Right now what is propagated across tracked servers is :
  - MAINT
  - NOLB
  - UP/DOWN and DOWN/UP transitions

We should consider that the agent provides exactly the same capabilities as the
CLI, because it is used to alter the server's behaviour beyond what the config
plans, exactly as the CLI does. This means several things :

  - weights are per-server, so a weight change learned from an agent is not
    propagated to tracking servers.

  - CLI needs the ability to set a server up or down just like the agent. This
    is currently not possible.

  - CLI's set weight does not turn the server up while agent's weight turns it
    on, I think we need to align the agent on the CLI here.

  - we'll later have to add a new directive "agent-track", comparable to "track"
    to propagate agent changes to tracking servers.

  - CLI always has the final word because from the CLI we can disable the agent.

The "DRAIN" state is very similar to the NOLB state except that it explicitly
forces the weight to zero, causing the loss of the previous weight.
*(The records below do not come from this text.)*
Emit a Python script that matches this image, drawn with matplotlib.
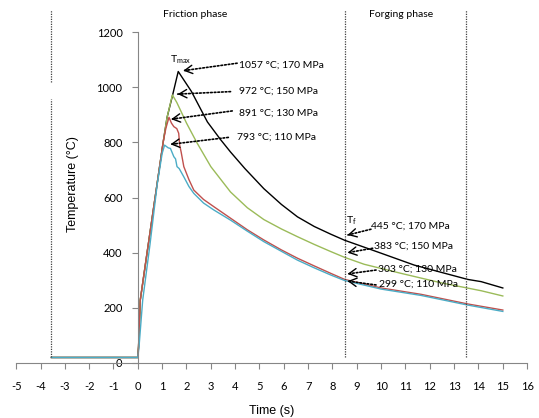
import matplotlib
matplotlib.use('Agg')
import matplotlib.pyplot as plt

plt.rcParams['font.family'] = ['Lato', 'DejaVu Sans']
plt.rcParams['mathtext.default'] = 'regular'
plt.rcParams['axes.unicode_minus'] = False

# Temperature curves (time in s, temperature in °C)
t_170 = [-3.55, 0, 0.03, 0.1, 0.38, 0.71, 1.04, 1.2, 1.42, 1.66, 2.2, 2.86, 3.4, 3.81,
         4.4, 5.18, 5.9, 6.56, 7.25, 7.93, 8.5, 9.3, 10.0, 11.36, 12.5, 13.56, 14.11, 15.0]
T_170 = [20, 20, 60, 228, 400, 600, 800, 890, 968, 1057, 985, 874, 810, 765,
         705, 632, 575, 530, 495, 467, 445, 420, 398, 355, 328, 303, 295, 272]

t_150 = [-3.55, 0, 0.03, 0.1, 0.38, 0.71, 1.04, 1.2, 1.42, 1.6, 1.75, 2.0, 2.3, 2.44,
         3.0, 3.81, 4.5, 5.18, 5.9, 6.56, 7.25, 7.93, 8.5, 9.3, 10.82, 12.5, 14.11, 15.0]
T_150 = [20, 20, 60, 228, 400, 600, 800, 890, 972, 945, 917, 870, 820, 797,
         712, 620, 563, 520, 486, 458, 430, 404, 383, 358, 325, 290, 262, 243]

t_130 = [-3.55, 0, 0.03, 0.1, 0.38, 0.71, 1.04, 1.15, 1.28, 1.38, 1.48, 1.6, 1.68, 1.72,
         1.78, 1.89, 2.1, 2.3, 2.7, 3.12, 3.81, 4.5, 5.18, 5.9, 6.56, 7.25, 7.93, 8.5,
         10.0, 11.64, 13.56, 15.0]
T_130 = [20, 20, 60, 228, 400, 600, 800, 850, 891, 870, 857, 850, 833, 790,
         765, 712, 665, 627, 593, 567, 525, 483, 446, 410, 380, 352, 325, 303,
         272, 249, 214, 192]

t_110 = [-3.55, 0, 0.05, 0.2, 0.5, 0.8, 1.0, 1.1, 1.25, 1.34, 1.48, 1.55, 1.61, 1.7,
         1.89, 2.1, 2.3, 2.7, 3.12, 3.81, 4.5, 5.18, 5.9, 6.56, 7.25, 7.93, 8.5,
         10.0, 11.64, 13.56, 15.0]
T_110 = [20, 20, 60, 228, 430, 650, 760, 790, 780, 778, 748, 740, 712, 705,
         675, 640, 615, 580, 555, 518, 478, 440, 405, 373, 345, 319, 299,
         268, 245, 210, 187]

# Phase boundaries and titles
phase_x = [-3.55, 8.5, 13.5]
phase_names = ['Friction phase', 'Forging phase']
phase_name_x = [2.35, 10.8]

# Annotations: label, arrow tip, arrow tail, text position
ann_labels = ['1057 °C; 170 MPa', '972 °C; 150 MPa', '891 °C; 130 MPa', '793 °C; 110 MPa',
              '445 °C; 170 MPa', '383 °C; 150 MPa', '303 °C; 130 MPa', '299 °C; 110 MPa']
ann_tips = [(1.87, 1060), (1.64, 975), (1.37, 884), (1.34, 793),
            (8.62, 464), (8.62, 400), (8.62, 323), (8.62, 297)]
ann_tails = [(4.08, 1087), (3.81, 984), (3.88, 914), (3.72, 818),
             (9.58, 485), (9.65, 416), (9.79, 337), (9.79, 283)]
ann_text = [(4.14, 1080), (4.15, 986), (4.15, 905), (4.09, 817),
            (9.58, 497), (9.72, 425), (9.86, 341), (9.9, 286)]

fig = plt.figure(figsize=(5.39, 4.18), dpi=100)
ax = fig.add_axes([0.030, 0.1316, 0.948, 0.8445])

# Curves
ax.plot(t_170, T_170, color='black', lw=1)
ax.plot(t_150, T_150, color='#9BBB59', lw=1)
ax.plot(t_130, T_130, color='#C0504D', lw=1)
ax.plot(t_110, T_110, color='#4BACC6', lw=1)

# Phase separators (dotted)
dots = (0, (1, 1))
ax.plot([phase_x[0]] * 2, [20, 957], color='#404040', lw=0.9, ls=dots)
ax.plot([phase_x[0]] * 2, [1019, 1280], color='#404040', lw=0.9, ls=dots)
for px in phase_x[1:]:
    ax.plot([px, px], [20, 1280], color='#404040', lw=0.9, ls=dots)
for name, nx in zip(phase_names, phase_name_x):
    ax.text(nx, 1262, name, ha='center', va='center', fontsize=7.5)

# Arrows with labels
for lab, tip, tail, tpos in zip(ann_labels, ann_tips, ann_tails, ann_text):
    ax.annotate('', xy=tip, xytext=tail,
                arrowprops=dict(arrowstyle='-', lw=1.2, ls=(0, (1, 1.2)), color='black',
                                shrinkA=0, shrinkB=0))
    short = (tip[0] + 0.1 * (tail[0] - tip[0]), tip[1] + 0.1 * (tail[1] - tip[1]))
    ax.annotate('', xy=tip, xytext=short,
                arrowprops=dict(arrowstyle='->,head_length=0.55,head_width=0.3', lw=1,
                                color='black', shrinkA=0, shrinkB=0))
    ax.text(tpos[0], tpos[1], lab, ha='left', va='center', fontsize=7.5)

ax.text(1.74, 1099, 'T$_{max}$', ha='center', va='center', fontsize=7.5)
ax.text(8.76, 516, 'T$_{f}$', ha='center', va='center', fontsize=7.5)

# Axes
ax.set_xlim(-5, 16)
ax.set_ylim(0, 1280)
ax.set_xticks(range(-5, 17))
ax.set_yticks(range(0, 1201, 200))
ax.spines['left'].set_position(('data', 0))
ax.spines['left'].set_bounds(0, 1200)
ax.spines['top'].set_visible(False)
ax.spines['right'].set_visible(False)
for s in ['left', 'bottom']:
    ax.spines[s].set_color('#868686')
    ax.spines[s].set_linewidth(0.8)
ax.tick_params(axis='both', direction='out', length=4, width=0.8, color='#868686', labelsize=8)
ax.tick_params(axis='y', pad=7)
ax.tick_params(axis='x', pad=9)

ax.set_xlabel('Time (s)', fontsize=9, family=['Liberation Sans'], labelpad=9)
ax.text(-2.66, 650, 'Temperature (°C)', rotation=90, ha='center', va='center',
        fontsize=9, family=['Liberation Sans'])

plt.savefig('out.png', dpi=100)
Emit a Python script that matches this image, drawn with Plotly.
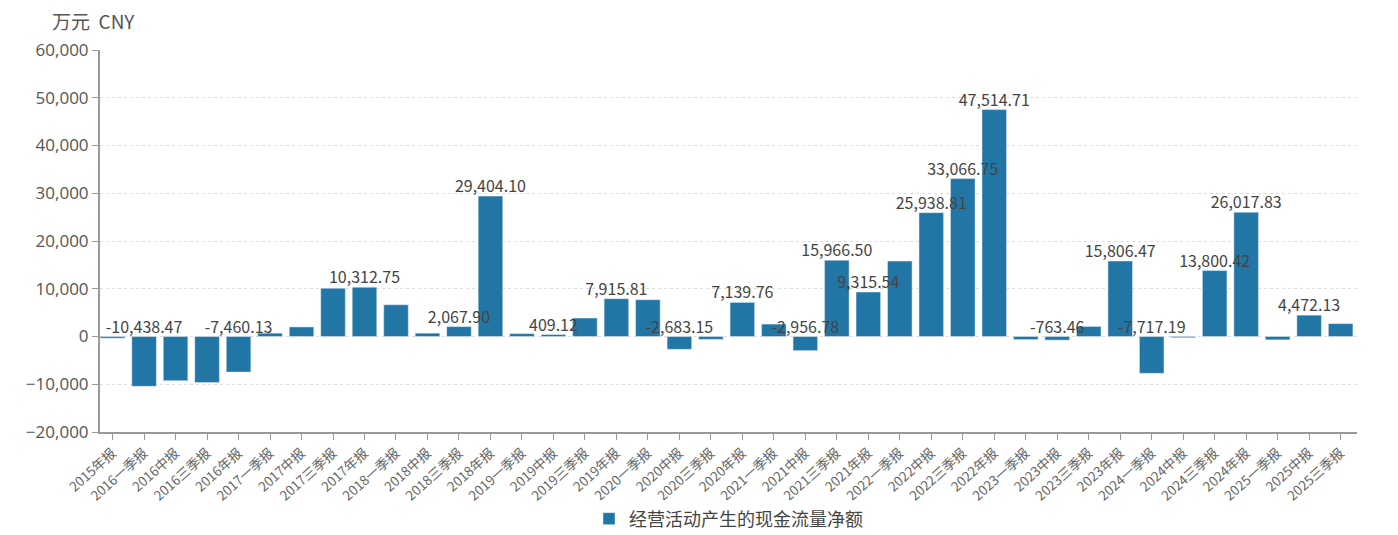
import plotly.graph_objects as go

# 报告期
periods = [
    '2015年报', '2016一季报', '2016中报', '2016三季报', '2016年报',
    '2017一季报', '2017中报', '2017三季报', '2017年报',
    '2018一季报', '2018中报', '2018三季报', '2018年报',
    '2019一季报', '2019中报', '2019三季报', '2019年报',
    '2020一季报', '2020中报', '2020三季报', '2020年报',
    '2021一季报', '2021中报', '2021三季报', '2021年报',
    '2022一季报', '2022中报', '2022三季报', '2022年报',
    '2023一季报', '2023中报', '2023三季报', '2023年报',
    '2024一季报', '2024中报', '2024三季报', '2024年报',
    '2025一季报', '2025中报', '2025三季报',
]

# 经营活动产生的现金流量净额 (万元)
cash_flow = [
    -350, -10438.47, -9250, -9650, -7460.13,
    700, 2000, 10100, 10312.75,
    6650, 700, 2067.90, 29404.10,
    600, 409.12, 3870, 7915.81,
    7700, -2683.15, -600, 7139.76,
    2600, -2956.78, 15966.50, 9315.54,
    15800, 25938.81, 33066.75, 47514.71,
    -650, -763.46, 2100, 15806.47,
    -7717.19, -250, 13800.42, 26017.83,
    -700, 4472.13, 2700,
]

# 显示数值标签的报告期
labeled = {
    '2016一季报', '2016年报', '2017年报', '2018三季报', '2018年报',
    '2019中报', '2019年报', '2020中报', '2020年报', '2021中报',
    '2021三季报', '2021年报', '2022中报', '2022三季报', '2022年报',
    '2023中报', '2023年报', '2024一季报', '2024三季报', '2024年报',
    '2025中报',
}

bar_color = '#2176a5'
font_family = 'Noto Sans CJK SC, Noto Sans, sans-serif'

label_text = [f'{v:,.2f}' if p in labeled else '' for p, v in zip(periods, cash_flow)]
label_y = [max(v, 0) for v in cash_flow]

fig = go.Figure()

fig.add_trace(go.Bar(
    x=periods,
    y=cash_flow,
    name='经营活动产生的现金流量净额',
    marker=dict(color=bar_color),
    hovertemplate='%{x}<br>%{y:,.2f}<extra></extra>',
))

# 标签放在柱顶 (负值放在零线上方)
fig.add_trace(go.Scatter(
    x=periods,
    y=label_y,
    mode='text',
    text=label_text,
    textposition='top center',
    textfont=dict(size=16, color='#444444', family=font_family),
    showlegend=False,
    hoverinfo='skip',
    cliponaxis=False,
))

# page body has an 8px margin, so margins are shifted to compensate
fig.update_layout(
    width=1398,
    height=535,
    plot_bgcolor='white',
    paper_bgcolor='white',
    bargap=0.22,
    font=dict(family=font_family, color='#555555'),
    margin=dict(l=92, r=49, t=42, b=111),
    showlegend=True,
    legend=dict(
        orientation='h',
        x=0.5, xanchor='center',
        yref='container',
        y=0.045, yanchor='middle',
        font=dict(size=18, color='#444444'),
    ),
    xaxis=dict(
        type='category',
        range=[-0.4, 39.52],
        automargin=False,
        tickangle=-42,
        tickfont=dict(size=13.5, color='#666666'),
        showline=True,
        linecolor='#999999',
        linewidth=2,
        ticks='outside',
        ticklen=6,
        tickcolor='#999999',
        showgrid=False,
    ),
    yaxis=dict(
        range=[-20000, 60000],
        dtick=10000,
        tickformat=',',
        automargin=False,
        tickfont=dict(size=17, color='#555555', family='Open Sans, sans-serif'),
        showline=True,
        linecolor='#999999',
        linewidth=2,
        ticks='outside',
        ticklen=6,
        tickcolor='#999999',
        showgrid=True,
        gridcolor='#dddddd',
        griddash='dot',
        zeroline=False,
    ),
    annotations=[dict(
        text='万元\u00a0\u00a0CNY',
        xref='paper', yref='paper',
        x=0, y=1,
        xanchor='left', yanchor='bottom',
        xshift=-50, yshift=14,
        showarrow=False,
        font=dict(size=19, color='#555555', family=font_family),
    )],
)

fig.write_html('out.html')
So probably we should change a few things in the agent :
  - have the weight announces not change the server's state, just the weight,
    just like the CLI. This is useful to announce the server's load only
    without interfering with checks ;

  - have DRAIN and NOLB be exactly the same thing. That means that an agent
    responds DRAIN when it just wants the server not to receive new connections
    regardless of its operating state. This state will be ignored when the
    server is already down, and DOWN will follow.
  - support an "up" command to immediately turn the server up and reverse the
    effects of "down", allowing it to run without health checks and just the
    agent.

Then these changes will follow for the CLI :

  - the CLI must gain support for setting the NOLB/DRAIN state.

  - the CLI must also support "set server xxx up/down".

We'd report in blue on the stats page servers that are either in NOLB state or
that have a weight set to zero, as it has been done till now.

What do you think ? I'm willing to perform the changes but I want to be sure
that it will match what users expect, especially for the agent string format.